Instruction: Transcribe all of the data exactly. Omit the pictures.

Recorded information:
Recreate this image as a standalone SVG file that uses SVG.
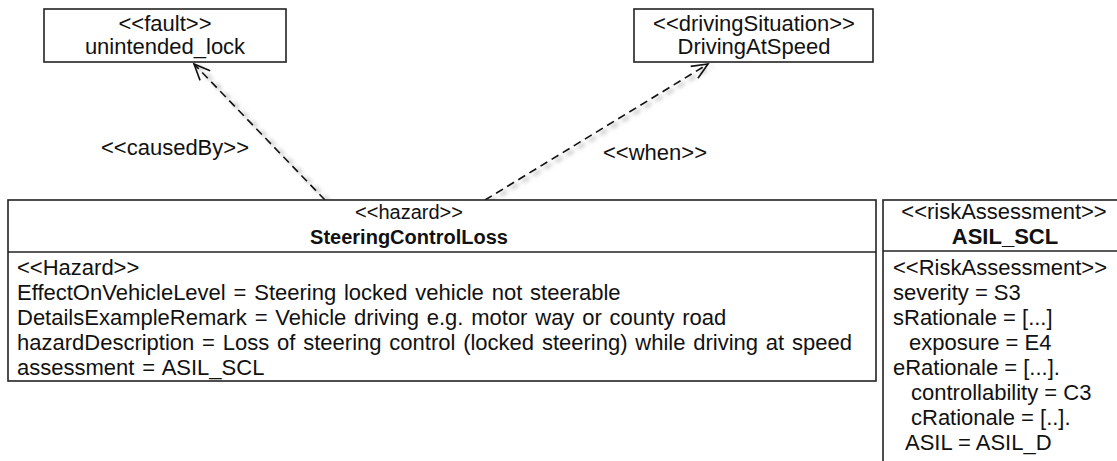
<svg xmlns="http://www.w3.org/2000/svg" width="1117" height="461" viewBox="0 0 1117 461">
<style>
text{font-family:"Liberation Sans",Arial,Helvetica,sans-serif;font-size:22px;fill:#111}
.box{fill:#fff;stroke:#222;stroke-width:1.6}
.div{stroke:#222;stroke-width:1.6}
.c{text-anchor:middle}
.b{font-weight:bold}
.ws{word-spacing:1.7px}
.dep{fill:none;stroke:#111;stroke-width:1.6;stroke-dasharray:8 5}
.sh{fill:none;stroke:#bbb;stroke-width:3;stroke-dasharray:8 5}
</style>
<defs>
<marker id="open" viewBox="0 0 20 20" refX="18" refY="10" markerWidth="20" markerHeight="20" markerUnits="userSpaceOnUse" orient="auto">
<path d="M2,3 L18,10 L2,17" fill="none" stroke="#111" stroke-width="1.6"/>
</marker>
<filter id="blur" x="-20%" y="-20%" width="140%" height="140%"><feGaussianBlur stdDeviation="2"/></filter>
</defs>
<g id="connectors">
<g filter="url(#blur)">
<path class="sh" d="M329,202 L198,66"/>
<path class="sh" d="M489,202 L712,66"/>
</g>
<path id="causedBy" class="dep" d="M325,200 L194,64" marker-end="url(#open)"/>
<path id="when" class="dep" d="M485,200 L708,64" marker-end="url(#open)"/>
<text class="c" x="175" y="155">&lt;&lt;causedBy&gt;&gt;</text>
<text class="c" x="655" y="160">&lt;&lt;when&gt;&gt;</text>
</g>
<g id="fault">
<rect class="box" x="44" y="9" width="242" height="53"/>
<text class="c" x="165" y="31">&lt;&lt;fault&gt;&gt;</text>
<text class="c" x="165" y="54">unintended_lock</text>
</g>
<g id="drivingSituation">
<rect class="box" x="634" y="9" width="239" height="53"/>
<text class="c" x="754" y="31">&lt;&lt;drivingSituation&gt;&gt;</text>
<text class="c" x="754" y="54">DrivingAtSpeed</text>
</g>
<g id="hazard">
<rect class="box" x="8" y="200" width="868" height="181"/>
<line class="div" x1="8" y1="252" x2="876" y2="252"/>
<text class="c" x="409" y="219" style="font-size:20px">&lt;&lt;hazard&gt;&gt;</text>
<text class="c b" x="409" y="244" style="font-size:20px">SteeringControlLoss</text>
<text x="17" y="275">&lt;&lt;Hazard&gt;&gt;</text>
<text class="ws" x="17" y="300">EffectOnVehicleLevel = Steering locked vehicle not steerable</text>
<text class="ws" x="17" y="325">DetailsExampleRemark = Vehicle driving e.g. motor way or county road</text>
<text class="ws" x="17" y="350">hazardDescription = Loss of steering control (locked steering) while driving at speed</text>
<text class="ws" x="17" y="375">assessment = ASIL_SCL</text>
</g>
<g id="riskAssessment">
<rect class="box" x="883" y="200" width="240" height="275"/>
<line class="div" x1="883" y1="251" x2="1117" y2="251"/>
<text class="c" x="1004" y="219">&lt;&lt;riskAssessment&gt;&gt;</text>
<text class="c b" x="1005" y="244">ASIL_SCL</text>
<text x="893" y="275">&lt;&lt;RiskAssessment&gt;&gt;</text>
<text x="893" y="300">severity = S3</text>
<text x="893" y="325">sRationale = [...]</text>
<text x="909" y="350">exposure = E4</text>
<text x="893" y="375">eRationale = [...].</text>
<text x="911" y="400">controllability = C3</text>
<text x="911" y="425">cRationale = [..].</text>
<text x="905" y="450">ASIL = ASIL_D</text>
</g>
</svg>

Solution to the problem:
Recreate this image as a standalone SVG file that uses SVG.
<svg xmlns="http://www.w3.org/2000/svg" width="1117" height="461" viewBox="0 0 1117 461">
<style>
text{font-family:"Liberation Sans",Arial,Helvetica,sans-serif;font-size:22px;fill:#111}
.box{fill:#fff;stroke:#222;stroke-width:1.6}
.div{stroke:#222;stroke-width:1.6}
.c{text-anchor:middle}
.b{font-weight:bold}
.ws{word-spacing:1.7px}
.dep{fill:none;stroke:#111;stroke-width:1.6;stroke-dasharray:8 5}
.sh{fill:none;stroke:#bbb;stroke-width:3;stroke-dasharray:8 5}
</style>
<defs>
<marker id="open" viewBox="0 0 20 20" refX="18" refY="10" markerWidth="20" markerHeight="20" markerUnits="userSpaceOnUse" orient="auto">
<path d="M2,3 L18,10 L2,17" fill="none" stroke="#111" stroke-width="1.6"/>
</marker>
<filter id="blur" x="-20%" y="-20%" width="140%" height="140%"><feGaussianBlur stdDeviation="2"/></filter>
</defs>
<g id="connectors">
<g filter="url(#blur)">
<path class="sh" d="M329,202 L198,66"/>
<path class="sh" d="M489,202 L712,66"/>
</g>
<path id="causedBy" class="dep" d="M325,200 L194,64" marker-end="url(#open)"/>
<path id="when" class="dep" d="M485,200 L708,64" marker-end="url(#open)"/>
<text class="c" x="175" y="155">&lt;&lt;causedBy&gt;&gt;</text>
<text class="c" x="655" y="160">&lt;&lt;when&gt;&gt;</text>
</g>
<g id="fault">
<rect class="box" x="44" y="9" width="242" height="53"/>
<text class="c" x="165" y="31">&lt;&lt;fault&gt;&gt;</text>
<text class="c" x="165" y="54">unintended_lock</text>
</g>
<g id="drivingSituation">
<rect class="box" x="634" y="9" width="239" height="53"/>
<text class="c" x="754" y="31">&lt;&lt;drivingSituation&gt;&gt;</text>
<text class="c" x="754" y="54">DrivingAtSpeed</text>
</g>
<g id="hazard">
<rect class="box" x="8" y="200" width="868" height="181"/>
<line class="div" x1="8" y1="252" x2="876" y2="252"/>
<text class="c" x="409" y="219" style="font-size:20px">&lt;&lt;hazard&gt;&gt;</text>
<text class="c b" x="409" y="244" style="font-size:20px">SteeringControlLoss</text>
<text x="17" y="275">&lt;&lt;Hazard&gt;&gt;</text>
<text class="ws" x="17" y="300">EffectOnVehicleLevel = Steering locked vehicle not steerable</text>
<text class="ws" x="17" y="325">DetailsExampleRemark = Vehicle driving e.g. motor way or county road</text>
<text class="ws" x="17" y="350">hazardDescription = Loss of steering control (locked steering) while driving at speed</text>
<text class="ws" x="17" y="375">assessment = ASIL_SCL</text>
</g>
<g id="riskAssessment">
<rect class="box" x="883" y="200" width="240" height="275"/>
<line class="div" x1="883" y1="251" x2="1117" y2="251"/>
<text class="c" x="1004" y="219">&lt;&lt;riskAssessment&gt;&gt;</text>
<text class="c b" x="1005" y="244">ASIL_SCL</text>
<text x="893" y="275">&lt;&lt;RiskAssessment&gt;&gt;</text>
<text x="893" y="300">severity = S3</text>
<text x="893" y="325">sRationale = [...]</text>
<text x="909" y="350">exposure = E4</text>
<text x="893" y="375">eRationale = [...].</text>
<text x="911" y="400">controllability = C3</text>
<text x="911" y="425">cRationale = [..].</text>
<text x="905" y="450">ASIL = ASIL_D</text>
</g>
</svg>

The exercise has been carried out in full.